Trayko Tsvetkov Kitanchev (Bulgarian: Трайко Цветков Китанчев; 1 September 1858 – 13 August 1895) was a Bulgarian teacher, social figure, poet and revolutionary. In 1895, he was the first chairman of the Supreme Macedonian–Adrianopolitan Committee, a Sofia-based organization seeking the autonomy of Macedonia and southern Thrace.
Kitanchev was born in the village of Podmochani near Resen (then in Ottoman Macedonia, today in the Republic of Macedonia). In 1869, he was sent to the imperial capital Istanbul to study at the Bulgarian school in Phanar with the aid of Nathanael of Ohrid; in Phanar, his classmate was future Bulgarian socialist leader Dimitar Blagoev and his teacher was Petko Slaveykov.

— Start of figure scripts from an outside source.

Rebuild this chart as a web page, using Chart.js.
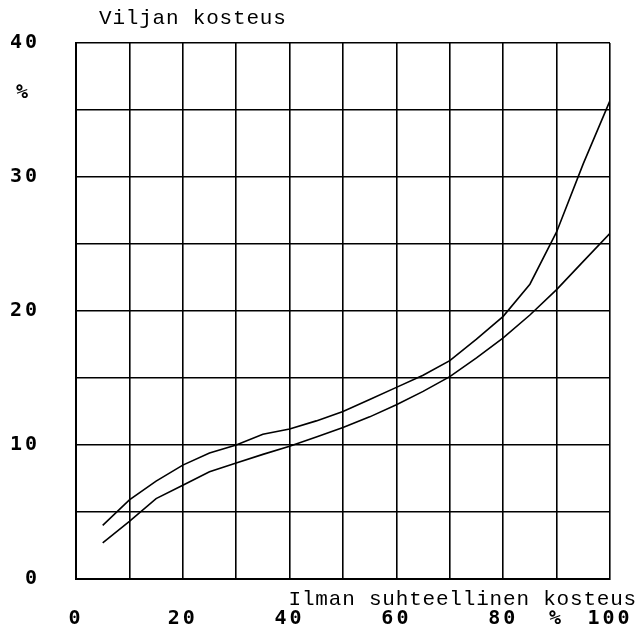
<!DOCTYPE html>
<html>
<head>
<meta charset="utf-8">
<script src="https://cdn.jsdelivr.net/npm/chart.js@4.4.1/dist/chart.umd.min.js"></script>
<style>
  html, body { margin: 0; padding: 0; background: #fff; }
  #wrap { width: 639px; height: 629px; }
</style>
</head>
<body>
<div id="wrap"><canvas id="c" width="639" height="629"></canvas></div>
<script>
// air relative humidity (%)
const rh = [5, 10, 15, 20, 25, 30, 35, 40, 45, 50, 55, 60, 65, 70, 75, 80, 85, 90, 95, 100];
// grain moisture, upper curve
const upper = [4.0, 5.9, 7.3, 8.5, 9.4, 10.0, 10.8, 11.2, 11.8, 12.5, 13.4, 14.3, 15.2, 16.3, 17.9, 19.6, 22.0, 25.9, 31.0, 35.7];
// grain moisture, lower curve
const lower = [2.7, 4.3, 6.0, 7.0, 8.0, 8.65, 9.3, 9.9, 10.6, 11.3, 12.1, 13.0, 14.0, 15.1, 16.5, 18.0, 19.7, 21.6, 23.7, 25.8];

const yTitle = "Viljan kosteus";
const xTitle = "Ilman suhteellinen kosteus";

const pts = (ys) => rh.map((x, i) => ({ x, y: ys[i] }));

const tickFont = { family: "DejaVu Sans Mono", size: 20, weight: "bold" };

// extra texts: axis titles and the "%" under 40
const labelsPlugin = {
  id: "labels",
  beforeDraw(chart) {
    chart.ctx.letterSpacing = "3px";
  },
  afterDraw(chart) {
    const ctx = chart.ctx;
    const { y } = chart.scales;
    ctx.save();
    ctx.letterSpacing = "0.8px";
    ctx.fillStyle = "#000";
    ctx.font = "21px 'Liberation Mono'";
    ctx.textBaseline = "middle";
    ctx.textAlign = "left";
    ctx.fillText(yTitle, 99, 18);
    ctx.textAlign = "right";
    ctx.fillText(xTitle, 637, 599);
    ctx.letterSpacing = "0px";
    ctx.font = "bold 20px 'DejaVu Sans Mono'";
    ctx.textAlign = "center";
    ctx.fillText("%", 22, y.getPixelForValue(36.3));
    ctx.restore();
  }
};

new Chart(document.getElementById("c"), {
  type: "line",
  data: {
    datasets: [
      { data: pts(upper), borderColor: "#000", borderWidth: 1.6, pointRadius: 0, tension: 0, fill: false },
      { data: pts(lower), borderColor: "#000", borderWidth: 1.6, pointRadius: 0, tension: 0, fill: false }
    ]
  },
  options: {
    responsive: false,
    animation: false,
    layout: { padding: { top: 43, right: 29, left: 0, bottom: 0 } },
    plugins: { legend: { display: false }, tooltip: { enabled: false } },
    scales: {
      x: {
        type: "linear",
        min: 0, max: 100,
        afterFit: (s) => { s.height = 50; s.paddingLeft = 0; s.paddingRight = 0; },
        grid: { color: "#000", lineWidth: 1.6, drawTicks: false },
        border: { color: "#000", width: 2 },
        ticks: {
          stepSize: 10,
          autoSkip: false,
          maxRotation: 0,
          padding: 28,
          color: "#000",
          font: tickFont,
          callback: (v) => (v % 20 === 0 ? String(v) : (v === 90 ? "%" : ""))
        }
      },
      y: {
        min: 0, max: 40,
        afterFit: (s) => { s.width = 76; s.paddingTop = 0; s.paddingBottom = 0; },
        grid: { color: "#000", lineWidth: 1.6, drawTicks: false },
        border: { color: "#000", width: 2 },
        ticks: {
          stepSize: 5,
          autoSkip: false,
          padding: 36,
          color: "#000",
          font: tickFont,
          callback: (v) => (v % 10 === 0 ? String(v) : "")
        }
      }
    }
  },
  plugins: [labelsPlugin]
});
</script>
</body>
</html>
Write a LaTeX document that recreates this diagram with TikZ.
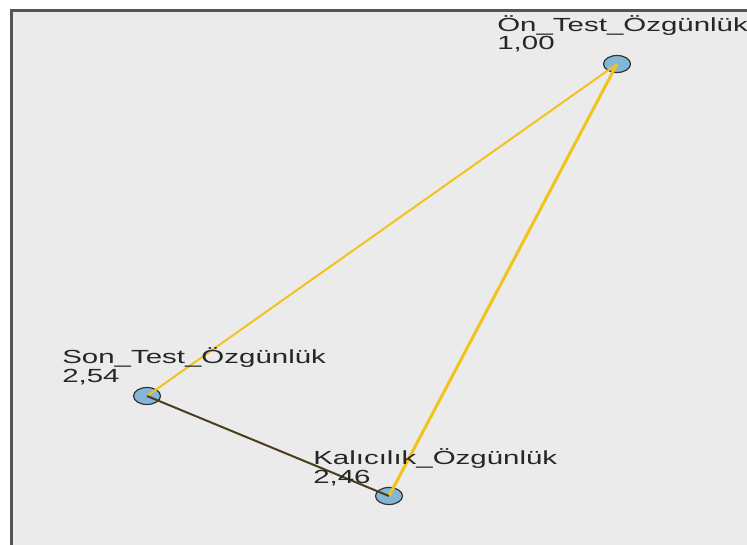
\documentclass[tikz,border=0pt]{standalone}
\usepackage{fontspec}
\setmainfont{Liberation Sans}

\definecolor{panelgray}{HTML}{EBEBEB}
\definecolor{framegray}{HTML}{555555}
\definecolor{pointblue}{HTML}{84B6D8}
\definecolor{linkyellow}{HTML}{F2C31C}
\definecolor{linkdark}{HTML}{4A3F1C}

\tikzset{
  point/.style={ellipse, draw=black!80, fill=pointblue, line width=1.2pt,
    minimum width=27pt, minimum height=17pt, inner sep=0pt},
  pointlabel/.style={anchor=base west, inner sep=0pt, align=left,
    font=\fontsize{19}{17}\selectfont, text=black!85,
    xscale=1.55, transform shape},
}
\usetikzlibrary{shapes.geometric}

\begin{document}
\begin{tikzpicture}[x=1pt,y=-1pt]
    \useasboundingbox (0,0) rectangle (747,545);
    \fill [white] (0,0) rectangle (747,545);

    % plot panel with its frame on top and left
    \fill [panelgray] (11,10) rectangle (747,545);
    \draw [framegray,line width=3pt] (747,10.5) -- (11.5,10.5) -- (11.5,545);

    \node [point] (on) at (617,64) {};
    \node [point] (son) at (147,396) {};
    \node [point] (kal) at (389,496) {};

    \draw [linkyellow,line width=2pt] (son.center) -- (on.center);
    \draw [linkyellow,line width=3pt] (kal.center) -- (on.center);
    \draw [linkdark,line width=2pt] (son.center) -- (kal.center);

    % base west sits on the last line
    \node [pointlabel] (onlabel) at (497,50) {Ön\_Test\_Özgünlük\\1,00};
    \node [pointlabel] (sonlabel) at (62,382) {Son\_Test\_Özgünlük\\2,54};
    \node [pointlabel] (kallabel) at (313,483) {Kalıcılık\_Özgünlük\\2,46};
\end{tikzpicture}
\end{document}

From 1874 to 1879, Kitanchev studied at the Kiev seminary in the Russian Empire. After his graduation he briefly studied law in Moscow until 1880. In that year, he returned to the Balkans to work as a teacher at the Saints Peter and Paul Seminary in Lyaskovets and the Bulgarian Men's High School in Thessaloniki. In 1884, Trayko Kitanchev moved to Plovdiv, at the time still the capital of Eastern Rumelia; shortly afterwards he settled in Sofia, capital of the Principality of Bulgaria. In the same year, he became a full member of the Bulgarian Literary Society (today's Bulgarian Academy of Sciences).